Great post - I enjoyed the tour of your garden. Yes, tulips are also through the ground with me in Scotland - strange :-0

Barbara said...

It looks so similar here...daffodils, crocus and tulips sprouting but in spite of this early phenomen, I do not believe (yet) in Spring. We mostly had a bad surprise in March. So, I try (;-) !!) to be patient and wait...what is going on.
Have a good time, Kylee!
Barbara

Frances said...

Jack is a charming companion and good protector too. It is amazing that you have the bulbs up already. They may just sit there and bloom at your recorded time, but just knowing they are up and ready to go must bring joy.

Frances at Faire Garden

Nancy J. Bond said...

Thank you for showing us a glimpse of spring! As jodi can attest, it's been miserable here in NS, and just the sight of those little crocuses is so inspiring!

Jack is almost perfectly, bilaterally marked! What a handsome fella! The little dots by his nose are adorable. :)

Mr. McGregor's Daughter said...

I am so jealous - you got to see your bulb sprouts! Mine are buried under an ever-increasing blanket of snow. We got well above freezing & even had rain, but there had been so much snow that it couldn't all melt. It's snowing, again... :( Lovely, foggy day photos.

Robin's Nesting Place said...

A lovely tour of your property. I can't believe you have so many bulbs popping up already. I'd be a little nervous about it as early as it is.

Glad to see you got the bluebird house ready.

I always liked praying mantids until they started catching my butterflies and trying to get the hummingbirds. I don't like them as well now.

Lisa at Greenbow said...

I went out looking for crocus and found none. Booooo Your garden tour was so much fun Kylee. It is nice to have such a handsome escort through the garden. I am sure Jack was thrilled to have you all to himself.

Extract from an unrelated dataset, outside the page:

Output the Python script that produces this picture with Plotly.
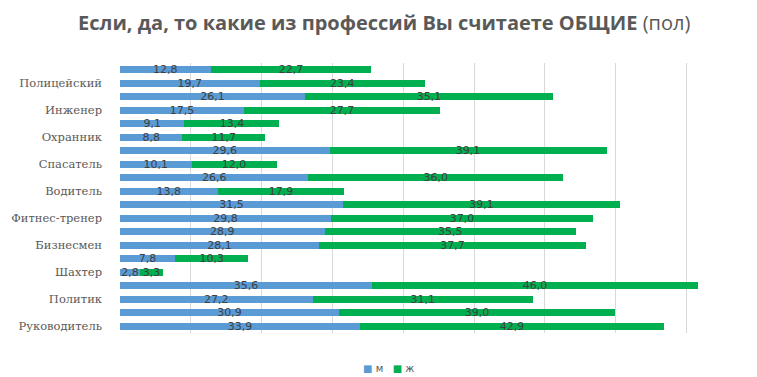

I would like to invite that 'Robert Chapman' to my garden. I wonder if the Heather would do well here. I will look for it this spring.

Tom said...

Hi Kylee,

I especially love your first two shots of the fog. The landscape is so devoid of color that I first thought the images were black and white. Thanks for brightening up the day with signs of spring! I was just out in the woods and noticed that the invasive lesser celandine has popped up and leafed out along the floodplain of the Olentangy river. It is amazing how some plants get such an early start.

Tom

Kerri said...

We've had fog too, plus rain and plenty of ice. Snow is predicted for tonight.
Signs of spring..aren't they wonderful? I have some bulbs poking through too.
Love that Scotch Heather!!
Jack was enjoying your company :) Kitties are so good companions out in the garden.
Love those kitty pictures! :)

Jessica said...

Jack is such a cool cat!! haha....so cute and curious:) Here in the Columbus area, I have also noticed little bits of green popping up!! Nooooooo!! I was hoping the warm weather wouldn't get the bulbs all excited to come up!

Brianna said...

Your photo of the tree with the birdhouse is really striking.

I enjoyed the comparison of the color and black and white versions of the same image in your Feb. 6 post, too. The color detracts from the starkness of the image--b&w was a great choice.